▼▼▼

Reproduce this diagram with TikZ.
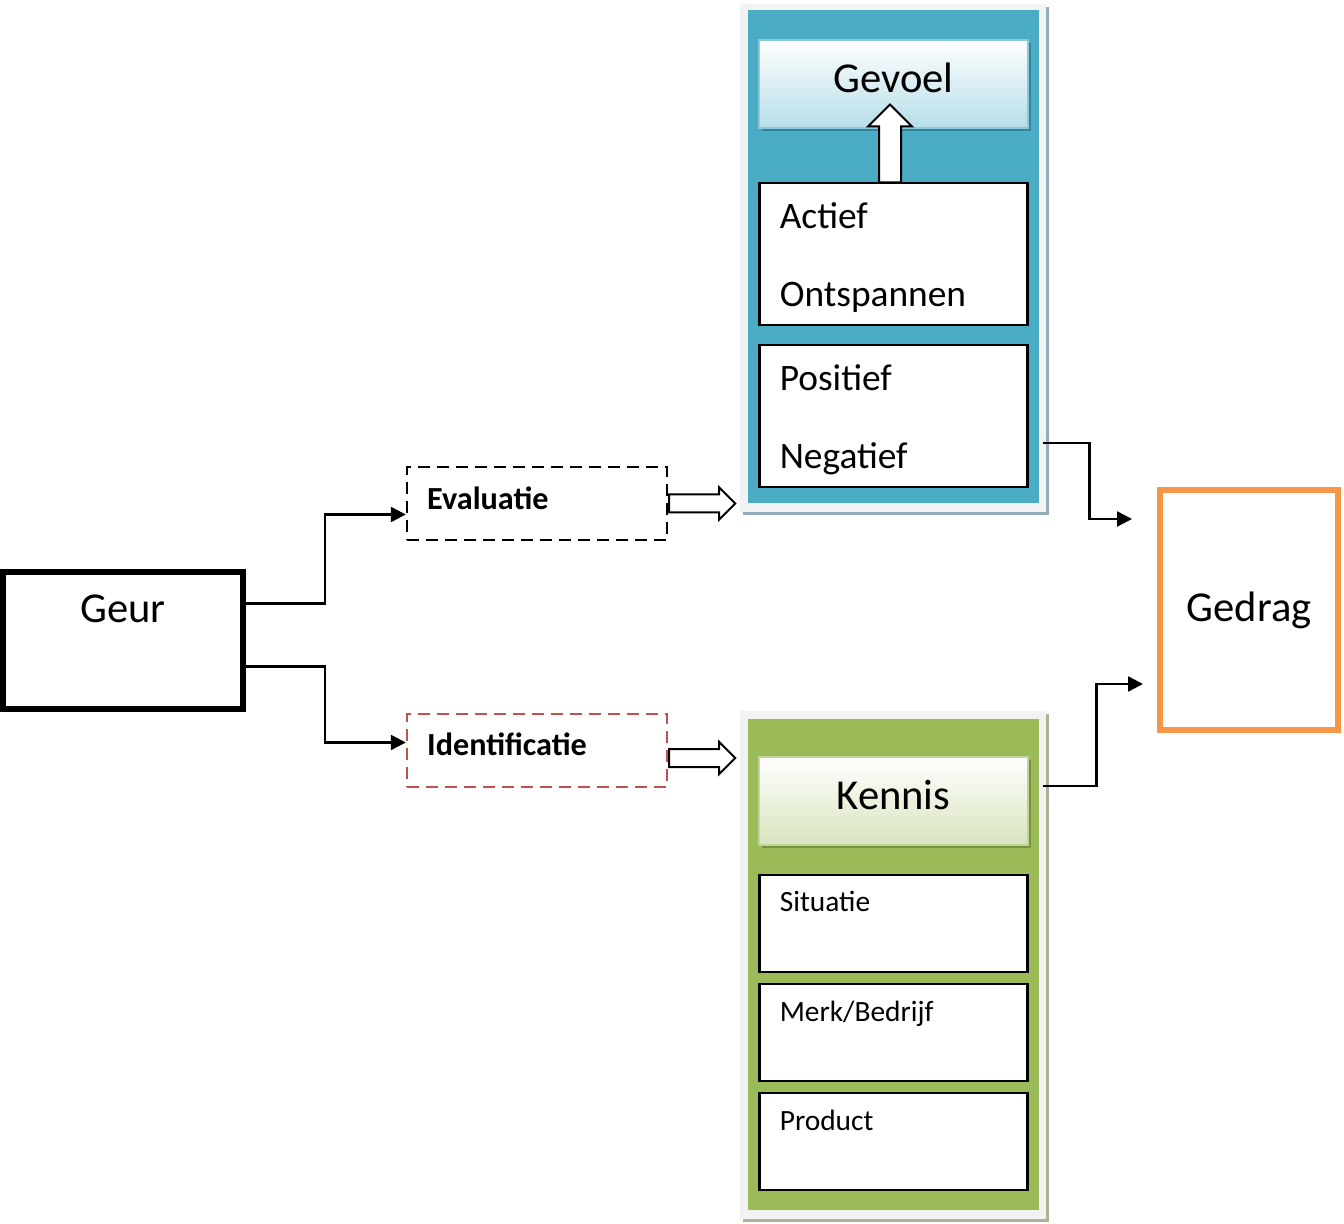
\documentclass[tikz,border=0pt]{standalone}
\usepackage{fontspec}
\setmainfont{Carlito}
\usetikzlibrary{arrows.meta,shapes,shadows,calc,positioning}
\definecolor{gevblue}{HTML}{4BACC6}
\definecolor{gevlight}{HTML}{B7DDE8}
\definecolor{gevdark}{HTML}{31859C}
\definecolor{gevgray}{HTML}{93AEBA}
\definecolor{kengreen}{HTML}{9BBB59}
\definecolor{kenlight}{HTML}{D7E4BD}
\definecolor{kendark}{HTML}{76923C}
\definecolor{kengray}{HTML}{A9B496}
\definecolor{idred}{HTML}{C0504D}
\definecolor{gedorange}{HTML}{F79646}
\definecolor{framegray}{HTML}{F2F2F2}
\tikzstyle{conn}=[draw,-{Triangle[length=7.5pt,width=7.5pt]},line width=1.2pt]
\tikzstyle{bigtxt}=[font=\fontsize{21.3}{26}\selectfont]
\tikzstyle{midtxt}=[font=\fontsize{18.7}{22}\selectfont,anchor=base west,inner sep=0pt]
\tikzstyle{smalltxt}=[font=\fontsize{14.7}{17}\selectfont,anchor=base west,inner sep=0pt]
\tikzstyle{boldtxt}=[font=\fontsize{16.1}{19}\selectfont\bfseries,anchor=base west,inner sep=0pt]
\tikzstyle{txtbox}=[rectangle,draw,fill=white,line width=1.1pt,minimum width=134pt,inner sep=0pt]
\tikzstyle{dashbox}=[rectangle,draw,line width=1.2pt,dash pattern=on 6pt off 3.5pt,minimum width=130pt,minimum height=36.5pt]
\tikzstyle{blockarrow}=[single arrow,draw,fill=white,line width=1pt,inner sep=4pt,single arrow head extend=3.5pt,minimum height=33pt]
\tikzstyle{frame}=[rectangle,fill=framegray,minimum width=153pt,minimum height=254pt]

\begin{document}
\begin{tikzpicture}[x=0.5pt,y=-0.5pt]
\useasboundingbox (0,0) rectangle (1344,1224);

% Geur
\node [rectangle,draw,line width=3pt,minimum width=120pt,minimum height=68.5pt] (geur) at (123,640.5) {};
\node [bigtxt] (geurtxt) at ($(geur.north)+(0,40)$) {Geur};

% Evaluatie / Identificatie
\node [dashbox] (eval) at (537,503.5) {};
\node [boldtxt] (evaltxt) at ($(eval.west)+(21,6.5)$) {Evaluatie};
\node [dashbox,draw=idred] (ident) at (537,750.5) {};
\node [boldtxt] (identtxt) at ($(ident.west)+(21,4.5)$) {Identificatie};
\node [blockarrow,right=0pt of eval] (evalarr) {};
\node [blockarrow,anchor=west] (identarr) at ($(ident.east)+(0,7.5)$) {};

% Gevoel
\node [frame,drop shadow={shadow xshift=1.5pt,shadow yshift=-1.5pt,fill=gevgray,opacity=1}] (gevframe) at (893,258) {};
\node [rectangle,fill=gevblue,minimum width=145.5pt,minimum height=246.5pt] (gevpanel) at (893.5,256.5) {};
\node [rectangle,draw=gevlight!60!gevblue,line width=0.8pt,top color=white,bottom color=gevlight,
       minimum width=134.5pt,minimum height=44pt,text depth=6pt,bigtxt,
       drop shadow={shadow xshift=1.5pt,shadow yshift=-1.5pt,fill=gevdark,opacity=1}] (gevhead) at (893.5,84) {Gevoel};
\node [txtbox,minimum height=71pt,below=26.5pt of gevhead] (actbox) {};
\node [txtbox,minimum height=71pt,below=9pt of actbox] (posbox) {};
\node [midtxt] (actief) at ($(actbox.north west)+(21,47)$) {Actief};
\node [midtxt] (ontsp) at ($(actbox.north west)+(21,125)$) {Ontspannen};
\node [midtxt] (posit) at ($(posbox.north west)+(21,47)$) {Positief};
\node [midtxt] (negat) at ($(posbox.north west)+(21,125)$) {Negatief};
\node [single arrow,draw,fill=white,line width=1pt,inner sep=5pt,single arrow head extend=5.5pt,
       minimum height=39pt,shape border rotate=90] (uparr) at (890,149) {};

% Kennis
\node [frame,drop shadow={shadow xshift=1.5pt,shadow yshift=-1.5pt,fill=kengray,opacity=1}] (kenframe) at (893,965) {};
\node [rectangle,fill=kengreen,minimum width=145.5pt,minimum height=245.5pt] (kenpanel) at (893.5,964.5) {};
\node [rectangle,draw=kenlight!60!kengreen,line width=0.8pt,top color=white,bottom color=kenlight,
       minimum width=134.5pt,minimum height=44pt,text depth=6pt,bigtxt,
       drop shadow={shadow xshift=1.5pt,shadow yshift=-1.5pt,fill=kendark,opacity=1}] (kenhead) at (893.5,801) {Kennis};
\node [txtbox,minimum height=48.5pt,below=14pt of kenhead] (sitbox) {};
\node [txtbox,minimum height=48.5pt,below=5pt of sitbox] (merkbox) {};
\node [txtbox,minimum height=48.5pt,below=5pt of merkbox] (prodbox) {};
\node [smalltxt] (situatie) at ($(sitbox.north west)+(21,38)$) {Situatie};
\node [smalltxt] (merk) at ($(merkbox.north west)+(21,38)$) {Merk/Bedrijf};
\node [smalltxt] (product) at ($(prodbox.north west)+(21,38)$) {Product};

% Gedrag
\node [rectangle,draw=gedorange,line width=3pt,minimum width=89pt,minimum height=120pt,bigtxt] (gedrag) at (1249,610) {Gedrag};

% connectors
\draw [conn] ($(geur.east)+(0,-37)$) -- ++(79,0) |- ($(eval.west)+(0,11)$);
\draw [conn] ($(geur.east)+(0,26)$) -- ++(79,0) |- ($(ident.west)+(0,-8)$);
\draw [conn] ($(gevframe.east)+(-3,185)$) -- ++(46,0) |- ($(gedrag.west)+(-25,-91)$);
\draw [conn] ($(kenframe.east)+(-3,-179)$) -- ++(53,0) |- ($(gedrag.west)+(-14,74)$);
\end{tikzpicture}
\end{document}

▲▲▲

Give the material again exactly as it is, but keep the pictures out.

Complete answer:
Reproduce this diagram with TikZ.
\documentclass[tikz,border=0pt]{standalone}
\usepackage{fontspec}
\setmainfont{Carlito}
\usetikzlibrary{arrows.meta,shapes,shadows,calc,positioning}
\definecolor{gevblue}{HTML}{4BACC6}
\definecolor{gevlight}{HTML}{B7DDE8}
\definecolor{gevdark}{HTML}{31859C}
\definecolor{gevgray}{HTML}{93AEBA}
\definecolor{kengreen}{HTML}{9BBB59}
\definecolor{kenlight}{HTML}{D7E4BD}
\definecolor{kendark}{HTML}{76923C}
\definecolor{kengray}{HTML}{A9B496}
\definecolor{idred}{HTML}{C0504D}
\definecolor{gedorange}{HTML}{F79646}
\definecolor{framegray}{HTML}{F2F2F2}
\tikzstyle{conn}=[draw,-{Triangle[length=7.5pt,width=7.5pt]},line width=1.2pt]
\tikzstyle{bigtxt}=[font=\fontsize{21.3}{26}\selectfont]
\tikzstyle{midtxt}=[font=\fontsize{18.7}{22}\selectfont,anchor=base west,inner sep=0pt]
\tikzstyle{smalltxt}=[font=\fontsize{14.7}{17}\selectfont,anchor=base west,inner sep=0pt]
\tikzstyle{boldtxt}=[font=\fontsize{16.1}{19}\selectfont\bfseries,anchor=base west,inner sep=0pt]
\tikzstyle{txtbox}=[rectangle,draw,fill=white,line width=1.1pt,minimum width=134pt,inner sep=0pt]
\tikzstyle{dashbox}=[rectangle,draw,line width=1.2pt,dash pattern=on 6pt off 3.5pt,minimum width=130pt,minimum height=36.5pt]
\tikzstyle{blockarrow}=[single arrow,draw,fill=white,line width=1pt,inner sep=4pt,single arrow head extend=3.5pt,minimum height=33pt]
\tikzstyle{frame}=[rectangle,fill=framegray,minimum width=153pt,minimum height=254pt]

\begin{document}
\begin{tikzpicture}[x=0.5pt,y=-0.5pt]
\useasboundingbox (0,0) rectangle (1344,1224);

% Geur
\node [rectangle,draw,line width=3pt,minimum width=120pt,minimum height=68.5pt] (geur) at (123,640.5) {};
\node [bigtxt] (geurtxt) at ($(geur.north)+(0,40)$) {Geur};

% Evaluatie / Identificatie
\node [dashbox] (eval) at (537,503.5) {};
\node [boldtxt] (evaltxt) at ($(eval.west)+(21,6.5)$) {Evaluatie};
\node [dashbox,draw=idred] (ident) at (537,750.5) {};
\node [boldtxt] (identtxt) at ($(ident.west)+(21,4.5)$) {Identificatie};
\node [blockarrow,right=0pt of eval] (evalarr) {};
\node [blockarrow,anchor=west] (identarr) at ($(ident.east)+(0,7.5)$) {};

% Gevoel
\node [frame,drop shadow={shadow xshift=1.5pt,shadow yshift=-1.5pt,fill=gevgray,opacity=1}] (gevframe) at (893,258) {};
\node [rectangle,fill=gevblue,minimum width=145.5pt,minimum height=246.5pt] (gevpanel) at (893.5,256.5) {};
\node [rectangle,draw=gevlight!60!gevblue,line width=0.8pt,top color=white,bottom color=gevlight,
       minimum width=134.5pt,minimum height=44pt,text depth=6pt,bigtxt,
       drop shadow={shadow xshift=1.5pt,shadow yshift=-1.5pt,fill=gevdark,opacity=1}] (gevhead) at (893.5,84) {Gevoel};
\node [txtbox,minimum height=71pt,below=26.5pt of gevhead] (actbox) {};
\node [txtbox,minimum height=71pt,below=9pt of actbox] (posbox) {};
\node [midtxt] (actief) at ($(actbox.north west)+(21,47)$) {Actief};
\node [midtxt] (ontsp) at ($(actbox.north west)+(21,125)$) {Ontspannen};
\node [midtxt] (posit) at ($(posbox.north west)+(21,47)$) {Positief};
\node [midtxt] (negat) at ($(posbox.north west)+(21,125)$) {Negatief};
\node [single arrow,draw,fill=white,line width=1pt,inner sep=5pt,single arrow head extend=5.5pt,
       minimum height=39pt,shape border rotate=90] (uparr) at (890,149) {};

% Kennis
\node [frame,drop shadow={shadow xshift=1.5pt,shadow yshift=-1.5pt,fill=kengray,opacity=1}] (kenframe) at (893,965) {};
\node [rectangle,fill=kengreen,minimum width=145.5pt,minimum height=245.5pt] (kenpanel) at (893.5,964.5) {};
\node [rectangle,draw=kenlight!60!kengreen,line width=0.8pt,top color=white,bottom color=kenlight,
       minimum width=134.5pt,minimum height=44pt,text depth=6pt,bigtxt,
       drop shadow={shadow xshift=1.5pt,shadow yshift=-1.5pt,fill=kendark,opacity=1}] (kenhead) at (893.5,801) {Kennis};
\node [txtbox,minimum height=48.5pt,below=14pt of kenhead] (sitbox) {};
\node [txtbox,minimum height=48.5pt,below=5pt of sitbox] (merkbox) {};
\node [txtbox,minimum height=48.5pt,below=5pt of merkbox] (prodbox) {};
\node [smalltxt] (situatie) at ($(sitbox.north west)+(21,38)$) {Situatie};
\node [smalltxt] (merk) at ($(merkbox.north west)+(21,38)$) {Merk/Bedrijf};
\node [smalltxt] (product) at ($(prodbox.north west)+(21,38)$) {Product};

% Gedrag
\node [rectangle,draw=gedorange,line width=3pt,minimum width=89pt,minimum height=120pt,bigtxt] (gedrag) at (1249,610) {Gedrag};

% connectors
\draw [conn] ($(geur.east)+(0,-37)$) -- ++(79,0) |- ($(eval.west)+(0,11)$);
\draw [conn] ($(geur.east)+(0,26)$) -- ++(79,0) |- ($(ident.west)+(0,-8)$);
\draw [conn] ($(gevframe.east)+(-3,185)$) -- ++(46,0) |- ($(gedrag.west)+(-25,-91)$);
\draw [conn] ($(kenframe.east)+(-3,-179)$) -- ++(53,0) |- ($(gedrag.west)+(-14,74)$);
\end{tikzpicture}
\end{document}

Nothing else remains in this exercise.